Robert Dugoni, a best-selling author who got his start at PNWA, continues to support the PNWA and its writers. On Thursday afternoon he gave the pre-dinner session. In it, he talked about his personal journey from a family of “compulsive overachievers” through law to being an author. People told him that it took a lot of courage for him to leave his law practice to pursue writing, but, he said, it was really fear of never achieving his dreams that drove him to do it. 🙂

So when he set out to become an author, Robert talked with a friend whose father had left traditional work to become a world-famous photographer. The father gave him two pieces of advice:

  1. Follow your dreams and the money will come. (Follow the money and you’ll lose your dreams.)
  2. Immerse yourself in the community of artists. (Surround yourself with many and many will be available to you.)

In other words, don’t think you’re “not a writer” just because you’re not published. A writer is one who writes, and every published author was first a writer.

The first connection every writer needs is to better understand himself. You need to understand the best story you’ll write (what you’ll write honestly and with passion). He challenged us to find a quote that defines our writing dream and post it somewhere to motivate us.

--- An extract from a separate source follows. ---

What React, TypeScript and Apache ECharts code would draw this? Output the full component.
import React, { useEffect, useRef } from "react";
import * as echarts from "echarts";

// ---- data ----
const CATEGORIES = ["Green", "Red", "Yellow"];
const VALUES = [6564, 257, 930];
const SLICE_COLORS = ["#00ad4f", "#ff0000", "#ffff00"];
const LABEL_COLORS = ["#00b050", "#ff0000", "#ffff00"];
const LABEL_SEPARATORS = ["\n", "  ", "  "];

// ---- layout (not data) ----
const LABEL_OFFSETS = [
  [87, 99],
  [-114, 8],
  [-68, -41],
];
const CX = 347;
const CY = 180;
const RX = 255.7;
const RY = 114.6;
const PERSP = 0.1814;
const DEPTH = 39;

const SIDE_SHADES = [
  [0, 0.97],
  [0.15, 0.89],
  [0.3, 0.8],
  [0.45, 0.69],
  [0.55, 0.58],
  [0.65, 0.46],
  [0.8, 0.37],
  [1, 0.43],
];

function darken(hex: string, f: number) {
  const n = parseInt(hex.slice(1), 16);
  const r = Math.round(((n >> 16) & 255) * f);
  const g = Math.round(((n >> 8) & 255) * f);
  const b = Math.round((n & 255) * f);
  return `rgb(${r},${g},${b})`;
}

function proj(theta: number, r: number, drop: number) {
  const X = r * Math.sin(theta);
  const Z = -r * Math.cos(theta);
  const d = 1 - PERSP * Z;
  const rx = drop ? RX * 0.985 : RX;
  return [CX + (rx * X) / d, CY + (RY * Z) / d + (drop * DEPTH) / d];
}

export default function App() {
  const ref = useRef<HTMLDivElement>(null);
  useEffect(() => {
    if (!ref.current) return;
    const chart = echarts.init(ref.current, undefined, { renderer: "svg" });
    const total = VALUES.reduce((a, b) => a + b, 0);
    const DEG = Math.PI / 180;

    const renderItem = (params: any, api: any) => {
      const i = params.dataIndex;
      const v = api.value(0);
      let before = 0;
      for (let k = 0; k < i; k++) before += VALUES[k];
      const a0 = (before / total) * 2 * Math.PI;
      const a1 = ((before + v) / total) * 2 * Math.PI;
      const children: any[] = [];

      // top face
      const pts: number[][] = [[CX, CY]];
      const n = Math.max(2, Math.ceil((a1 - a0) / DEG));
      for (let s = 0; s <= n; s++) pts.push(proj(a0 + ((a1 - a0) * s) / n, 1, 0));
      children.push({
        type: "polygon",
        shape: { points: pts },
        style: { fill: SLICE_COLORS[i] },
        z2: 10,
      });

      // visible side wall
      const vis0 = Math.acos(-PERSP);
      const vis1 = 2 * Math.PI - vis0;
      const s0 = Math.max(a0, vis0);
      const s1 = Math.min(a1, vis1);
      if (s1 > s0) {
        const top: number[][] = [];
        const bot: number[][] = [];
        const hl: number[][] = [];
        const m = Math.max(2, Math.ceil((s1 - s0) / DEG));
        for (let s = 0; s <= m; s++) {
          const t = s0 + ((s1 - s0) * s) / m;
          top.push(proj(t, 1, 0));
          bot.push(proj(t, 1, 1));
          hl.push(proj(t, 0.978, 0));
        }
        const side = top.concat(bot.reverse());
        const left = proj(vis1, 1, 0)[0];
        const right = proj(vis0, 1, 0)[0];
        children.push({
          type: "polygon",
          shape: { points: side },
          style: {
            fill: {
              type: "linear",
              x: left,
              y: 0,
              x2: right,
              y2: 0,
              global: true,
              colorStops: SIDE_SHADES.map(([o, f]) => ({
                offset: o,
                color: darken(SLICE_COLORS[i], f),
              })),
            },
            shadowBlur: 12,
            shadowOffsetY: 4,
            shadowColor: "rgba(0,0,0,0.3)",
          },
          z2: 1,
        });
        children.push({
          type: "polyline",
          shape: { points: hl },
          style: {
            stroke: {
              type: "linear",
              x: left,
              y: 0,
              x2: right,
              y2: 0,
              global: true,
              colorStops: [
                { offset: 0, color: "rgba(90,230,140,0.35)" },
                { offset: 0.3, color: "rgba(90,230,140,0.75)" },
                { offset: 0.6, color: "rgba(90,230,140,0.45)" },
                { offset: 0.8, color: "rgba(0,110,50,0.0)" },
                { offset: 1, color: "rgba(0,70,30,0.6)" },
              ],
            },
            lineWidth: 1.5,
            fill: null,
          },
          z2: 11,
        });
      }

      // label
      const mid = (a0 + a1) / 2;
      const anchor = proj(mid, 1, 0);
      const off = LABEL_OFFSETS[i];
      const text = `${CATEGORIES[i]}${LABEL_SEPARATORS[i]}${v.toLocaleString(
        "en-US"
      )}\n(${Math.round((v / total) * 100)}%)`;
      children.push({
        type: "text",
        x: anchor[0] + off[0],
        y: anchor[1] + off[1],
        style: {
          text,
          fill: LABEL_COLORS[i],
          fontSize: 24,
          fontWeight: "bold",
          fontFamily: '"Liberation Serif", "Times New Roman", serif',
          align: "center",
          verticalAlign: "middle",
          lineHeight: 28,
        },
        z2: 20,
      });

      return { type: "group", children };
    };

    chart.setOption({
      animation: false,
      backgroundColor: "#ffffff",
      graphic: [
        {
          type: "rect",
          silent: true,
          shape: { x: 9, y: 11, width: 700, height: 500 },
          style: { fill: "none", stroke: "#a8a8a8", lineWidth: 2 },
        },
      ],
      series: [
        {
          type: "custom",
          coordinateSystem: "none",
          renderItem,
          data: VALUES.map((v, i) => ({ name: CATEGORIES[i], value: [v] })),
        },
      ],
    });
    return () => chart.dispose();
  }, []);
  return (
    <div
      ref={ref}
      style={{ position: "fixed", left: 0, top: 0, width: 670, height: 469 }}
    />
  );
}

The second connection you need is the people around you. Not just your fellow authors (future J.K. Rowlings among them), but everyone you meet. Become an observer of people so that your books feel more real and interesting.

Remember that all you control is the writing. Have patience, perseverance, persistence, perspective, and passion while you try to get published, but never give up the writing. (Praying doesn’t hurt, either, if you want another P-word. 😉 )

Finally, he said his idea was so cheesy that his kids told him not to do it, but he wanted to do it anyway. He made us all stand up. (Much shuffling of papers and closing of laptops ensued.) Then he recited a writer’s version of Aragorn’s famous speech [I found it for you below], ending with “Today we write!”

Jul 31

Turn Your Dream Into Reality (PNWA 2015 session round-up)

(Second in a series of posts with the highlights of what I learned from the 2015 PNWA conference.)

I expected this session, with Bill Kenower and Ingrid Ricks, to be a step-by-step plan or something prosaic like that. Instead, it was part inspirational memoir, part motivational speech… but not necessarily less practical for all that.

Ingrid shared the story of how she always meant to write her memoir but felt it was irresponsible to give up a high-paying job (that she didn’t really like) to pursue something that might or might not make money. Then one day, her daughters did an imitation of her as an old woman, still saying, “My book! My book!” She realized that although she thought she was doing the right thing for her family by providing money, she was unintentionally teaching her daughters that money was more important than following your dreams.

Bill shared how he quit his long-time, and thus somewhat lucrative, job at a restaurant to pursue being an inspirational speaker. Though he felt totally unprepared for his first speaking gig, he realized as he was doing it that he was just telling stories for them – something he’d been doing his whole life!

I know that I often fall into the trap of believing that my obstacles are physical: time, creativity, knowledge, experience. This session showed me that some of my biggest problems might be mental. Do I really, truly, honestly, down in my soul believe that it’s possible for me to achieve my dream? (In my case, getting a book published.) Your actions reveal what you believe, and my actions were saying “No, I don’t.” Ingrid said she made a list of all the reasons she should and could write her book, then made herself work on the book religiously.

They challenged the authors in the room to create a writing environment you love. Make it so that you look forward to writing. When negative thoughts distract you, recognize that they’re there but decide you’re not going to listen to them. Give yourself permission. Take the leap of faith. Just do it.